■ **Exercise description**: Skip all pictures, then copy the lines from the start of the data through the line with "const lineOf = ()", keeping both ends.

========================================

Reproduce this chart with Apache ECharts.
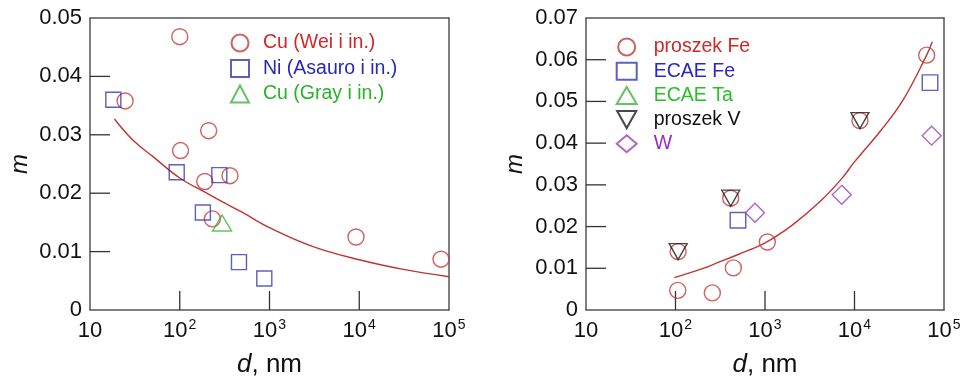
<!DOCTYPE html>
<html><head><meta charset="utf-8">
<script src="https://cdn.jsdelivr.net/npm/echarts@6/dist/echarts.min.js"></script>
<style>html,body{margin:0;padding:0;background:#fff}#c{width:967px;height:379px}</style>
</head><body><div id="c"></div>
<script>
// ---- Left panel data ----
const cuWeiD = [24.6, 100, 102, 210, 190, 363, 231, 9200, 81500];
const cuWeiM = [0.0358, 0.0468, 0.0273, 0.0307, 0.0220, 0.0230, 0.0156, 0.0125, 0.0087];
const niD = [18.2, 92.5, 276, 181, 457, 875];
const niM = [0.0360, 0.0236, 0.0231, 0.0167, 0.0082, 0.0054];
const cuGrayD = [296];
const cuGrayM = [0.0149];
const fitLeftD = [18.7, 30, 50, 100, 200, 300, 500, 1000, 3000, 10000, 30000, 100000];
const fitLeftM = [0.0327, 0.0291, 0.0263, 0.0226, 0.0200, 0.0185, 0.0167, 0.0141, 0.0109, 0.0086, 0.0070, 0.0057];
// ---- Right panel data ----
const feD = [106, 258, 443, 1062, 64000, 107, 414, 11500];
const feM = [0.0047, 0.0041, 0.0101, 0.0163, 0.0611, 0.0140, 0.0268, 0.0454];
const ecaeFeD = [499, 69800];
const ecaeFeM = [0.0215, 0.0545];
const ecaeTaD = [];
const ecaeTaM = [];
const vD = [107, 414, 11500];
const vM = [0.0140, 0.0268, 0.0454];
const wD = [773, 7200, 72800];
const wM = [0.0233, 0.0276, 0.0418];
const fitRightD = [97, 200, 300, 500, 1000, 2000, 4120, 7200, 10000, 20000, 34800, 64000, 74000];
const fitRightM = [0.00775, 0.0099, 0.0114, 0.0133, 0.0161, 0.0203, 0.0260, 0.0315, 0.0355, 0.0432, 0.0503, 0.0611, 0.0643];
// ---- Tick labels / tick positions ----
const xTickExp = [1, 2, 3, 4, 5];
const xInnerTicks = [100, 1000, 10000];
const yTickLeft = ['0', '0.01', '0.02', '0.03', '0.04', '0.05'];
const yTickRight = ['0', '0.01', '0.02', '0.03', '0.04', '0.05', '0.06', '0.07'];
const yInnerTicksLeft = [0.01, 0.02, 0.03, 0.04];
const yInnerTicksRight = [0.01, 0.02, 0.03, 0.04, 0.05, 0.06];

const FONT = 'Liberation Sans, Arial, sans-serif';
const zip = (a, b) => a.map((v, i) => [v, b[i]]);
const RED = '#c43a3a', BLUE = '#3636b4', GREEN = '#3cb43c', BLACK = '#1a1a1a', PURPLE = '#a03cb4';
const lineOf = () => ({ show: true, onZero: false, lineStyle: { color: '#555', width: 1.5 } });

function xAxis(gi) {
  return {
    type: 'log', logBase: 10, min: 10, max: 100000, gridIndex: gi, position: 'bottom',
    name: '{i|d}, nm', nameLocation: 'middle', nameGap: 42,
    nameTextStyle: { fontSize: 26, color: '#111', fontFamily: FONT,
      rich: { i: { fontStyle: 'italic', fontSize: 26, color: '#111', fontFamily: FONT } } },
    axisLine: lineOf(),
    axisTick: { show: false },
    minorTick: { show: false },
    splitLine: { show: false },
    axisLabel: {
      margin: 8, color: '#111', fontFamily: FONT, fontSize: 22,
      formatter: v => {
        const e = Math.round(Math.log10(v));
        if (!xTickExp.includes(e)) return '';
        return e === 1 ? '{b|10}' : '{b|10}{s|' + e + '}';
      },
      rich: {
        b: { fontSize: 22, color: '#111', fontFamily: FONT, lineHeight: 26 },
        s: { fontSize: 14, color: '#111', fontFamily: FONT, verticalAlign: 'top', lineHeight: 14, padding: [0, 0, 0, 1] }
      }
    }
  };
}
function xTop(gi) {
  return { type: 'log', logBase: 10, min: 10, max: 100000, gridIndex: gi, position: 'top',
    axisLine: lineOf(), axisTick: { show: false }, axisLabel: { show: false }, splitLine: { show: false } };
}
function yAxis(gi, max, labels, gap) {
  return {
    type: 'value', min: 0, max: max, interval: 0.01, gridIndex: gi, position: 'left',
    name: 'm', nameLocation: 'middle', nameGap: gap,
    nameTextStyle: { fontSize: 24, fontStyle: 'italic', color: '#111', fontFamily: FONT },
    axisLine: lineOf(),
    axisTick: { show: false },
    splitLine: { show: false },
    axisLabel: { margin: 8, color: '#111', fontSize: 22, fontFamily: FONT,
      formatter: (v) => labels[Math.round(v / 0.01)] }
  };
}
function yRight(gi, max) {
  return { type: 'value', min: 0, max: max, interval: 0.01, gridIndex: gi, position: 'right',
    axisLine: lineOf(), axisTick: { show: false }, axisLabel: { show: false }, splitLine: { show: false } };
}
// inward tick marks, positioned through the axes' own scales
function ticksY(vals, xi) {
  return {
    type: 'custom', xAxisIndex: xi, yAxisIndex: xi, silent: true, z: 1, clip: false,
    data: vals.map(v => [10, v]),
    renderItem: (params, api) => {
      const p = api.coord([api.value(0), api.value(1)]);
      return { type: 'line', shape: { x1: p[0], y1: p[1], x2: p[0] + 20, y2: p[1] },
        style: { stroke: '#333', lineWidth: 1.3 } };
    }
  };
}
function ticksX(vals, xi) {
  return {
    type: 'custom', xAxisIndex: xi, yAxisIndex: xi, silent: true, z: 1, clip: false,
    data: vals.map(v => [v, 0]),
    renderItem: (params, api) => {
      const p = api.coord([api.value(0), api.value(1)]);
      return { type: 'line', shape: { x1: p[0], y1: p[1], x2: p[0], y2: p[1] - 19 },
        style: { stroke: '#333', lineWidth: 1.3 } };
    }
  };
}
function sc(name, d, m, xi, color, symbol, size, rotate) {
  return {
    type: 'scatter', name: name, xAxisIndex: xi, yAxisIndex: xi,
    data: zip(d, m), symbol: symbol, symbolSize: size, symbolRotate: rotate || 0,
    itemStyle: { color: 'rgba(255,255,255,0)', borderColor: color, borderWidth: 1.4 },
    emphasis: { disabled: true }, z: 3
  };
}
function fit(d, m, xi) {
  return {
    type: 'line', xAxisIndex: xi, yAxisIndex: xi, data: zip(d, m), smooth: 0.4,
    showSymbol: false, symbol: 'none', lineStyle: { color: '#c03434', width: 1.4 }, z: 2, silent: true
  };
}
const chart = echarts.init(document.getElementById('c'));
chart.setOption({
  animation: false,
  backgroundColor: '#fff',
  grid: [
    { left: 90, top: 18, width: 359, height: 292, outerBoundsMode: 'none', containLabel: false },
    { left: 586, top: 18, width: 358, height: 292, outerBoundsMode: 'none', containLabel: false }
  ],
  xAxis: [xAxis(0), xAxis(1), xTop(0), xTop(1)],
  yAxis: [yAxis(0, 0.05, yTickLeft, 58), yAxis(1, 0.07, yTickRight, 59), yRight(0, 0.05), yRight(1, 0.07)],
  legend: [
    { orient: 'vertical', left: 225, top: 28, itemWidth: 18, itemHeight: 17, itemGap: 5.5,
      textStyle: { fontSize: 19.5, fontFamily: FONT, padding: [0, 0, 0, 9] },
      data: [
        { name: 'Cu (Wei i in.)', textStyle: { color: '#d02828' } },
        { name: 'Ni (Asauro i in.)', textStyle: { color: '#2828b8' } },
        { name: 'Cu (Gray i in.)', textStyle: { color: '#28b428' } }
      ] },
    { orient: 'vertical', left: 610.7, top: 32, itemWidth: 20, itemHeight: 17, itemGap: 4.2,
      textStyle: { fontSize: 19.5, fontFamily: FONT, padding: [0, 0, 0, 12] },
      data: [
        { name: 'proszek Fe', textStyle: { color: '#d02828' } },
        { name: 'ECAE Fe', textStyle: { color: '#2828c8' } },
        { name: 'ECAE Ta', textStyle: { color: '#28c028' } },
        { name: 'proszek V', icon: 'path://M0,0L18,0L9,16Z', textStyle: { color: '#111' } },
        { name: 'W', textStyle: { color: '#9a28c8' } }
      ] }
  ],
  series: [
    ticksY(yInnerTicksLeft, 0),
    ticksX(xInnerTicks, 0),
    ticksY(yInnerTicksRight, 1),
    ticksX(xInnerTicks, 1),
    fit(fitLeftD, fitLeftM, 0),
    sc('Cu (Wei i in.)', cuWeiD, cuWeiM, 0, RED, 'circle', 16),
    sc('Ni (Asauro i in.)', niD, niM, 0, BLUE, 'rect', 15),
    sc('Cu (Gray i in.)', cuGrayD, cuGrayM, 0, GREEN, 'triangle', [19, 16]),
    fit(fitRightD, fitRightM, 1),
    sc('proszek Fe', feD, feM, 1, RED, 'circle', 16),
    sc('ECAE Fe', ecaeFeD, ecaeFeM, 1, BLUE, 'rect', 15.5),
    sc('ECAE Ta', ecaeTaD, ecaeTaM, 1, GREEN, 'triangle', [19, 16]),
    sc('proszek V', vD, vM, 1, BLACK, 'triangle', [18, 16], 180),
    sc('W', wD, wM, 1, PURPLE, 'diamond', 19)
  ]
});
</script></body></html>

========================================

■ **Task answer**:
Reproduce this chart with Apache ECharts.
<!DOCTYPE html>
<html><head><meta charset="utf-8">
<script src="https://cdn.jsdelivr.net/npm/echarts@6/dist/echarts.min.js"></script>
<style>html,body{margin:0;padding:0;background:#fff}#c{width:967px;height:379px}</style>
</head><body><div id="c"></div>
<script>
// ---- Left panel data ----
const cuWeiD = [24.6, 100, 102, 210, 190, 363, 231, 9200, 81500];
const cuWeiM = [0.0358, 0.0468, 0.0273, 0.0307, 0.0220, 0.0230, 0.0156, 0.0125, 0.0087];
const niD = [18.2, 92.5, 276, 181, 457, 875];
const niM = [0.0360, 0.0236, 0.0231, 0.0167, 0.0082, 0.0054];
const cuGrayD = [296];
const cuGrayM = [0.0149];
const fitLeftD = [18.7, 30, 50, 100, 200, 300, 500, 1000, 3000, 10000, 30000, 100000];
const fitLeftM = [0.0327, 0.0291, 0.0263, 0.0226, 0.0200, 0.0185, 0.0167, 0.0141, 0.0109, 0.0086, 0.0070, 0.0057];
// ---- Right panel data ----
const feD = [106, 258, 443, 1062, 64000, 107, 414, 11500];
const feM = [0.0047, 0.0041, 0.0101, 0.0163, 0.0611, 0.0140, 0.0268, 0.0454];
const ecaeFeD = [499, 69800];
const ecaeFeM = [0.0215, 0.0545];
const ecaeTaD = [];
const ecaeTaM = [];
const vD = [107, 414, 11500];
const vM = [0.0140, 0.0268, 0.0454];
const wD = [773, 7200, 72800];
const wM = [0.0233, 0.0276, 0.0418];
const fitRightD = [97, 200, 300, 500, 1000, 2000, 4120, 7200, 10000, 20000, 34800, 64000, 74000];
const fitRightM = [0.00775, 0.0099, 0.0114, 0.0133, 0.0161, 0.0203, 0.0260, 0.0315, 0.0355, 0.0432, 0.0503, 0.0611, 0.0643];
// ---- Tick labels / tick positions ----
const xTickExp = [1, 2, 3, 4, 5];
const xInnerTicks = [100, 1000, 10000];
const yTickLeft = ['0', '0.01', '0.02', '0.03', '0.04', '0.05'];
const yTickRight = ['0', '0.01', '0.02', '0.03', '0.04', '0.05', '0.06', '0.07'];
const yInnerTicksLeft = [0.01, 0.02, 0.03, 0.04];
const yInnerTicksRight = [0.01, 0.02, 0.03, 0.04, 0.05, 0.06];

const FONT = 'Liberation Sans, Arial, sans-serif';
const zip = (a, b) => a.map((v, i) => [v, b[i]]);
const RED = '#c43a3a', BLUE = '#3636b4', GREEN = '#3cb43c', BLACK = '#1a1a1a', PURPLE = '#a03cb4';
const lineOf = () => ({ show: true, onZero: false, lineStyle: { color: '#555', width: 1.5 } });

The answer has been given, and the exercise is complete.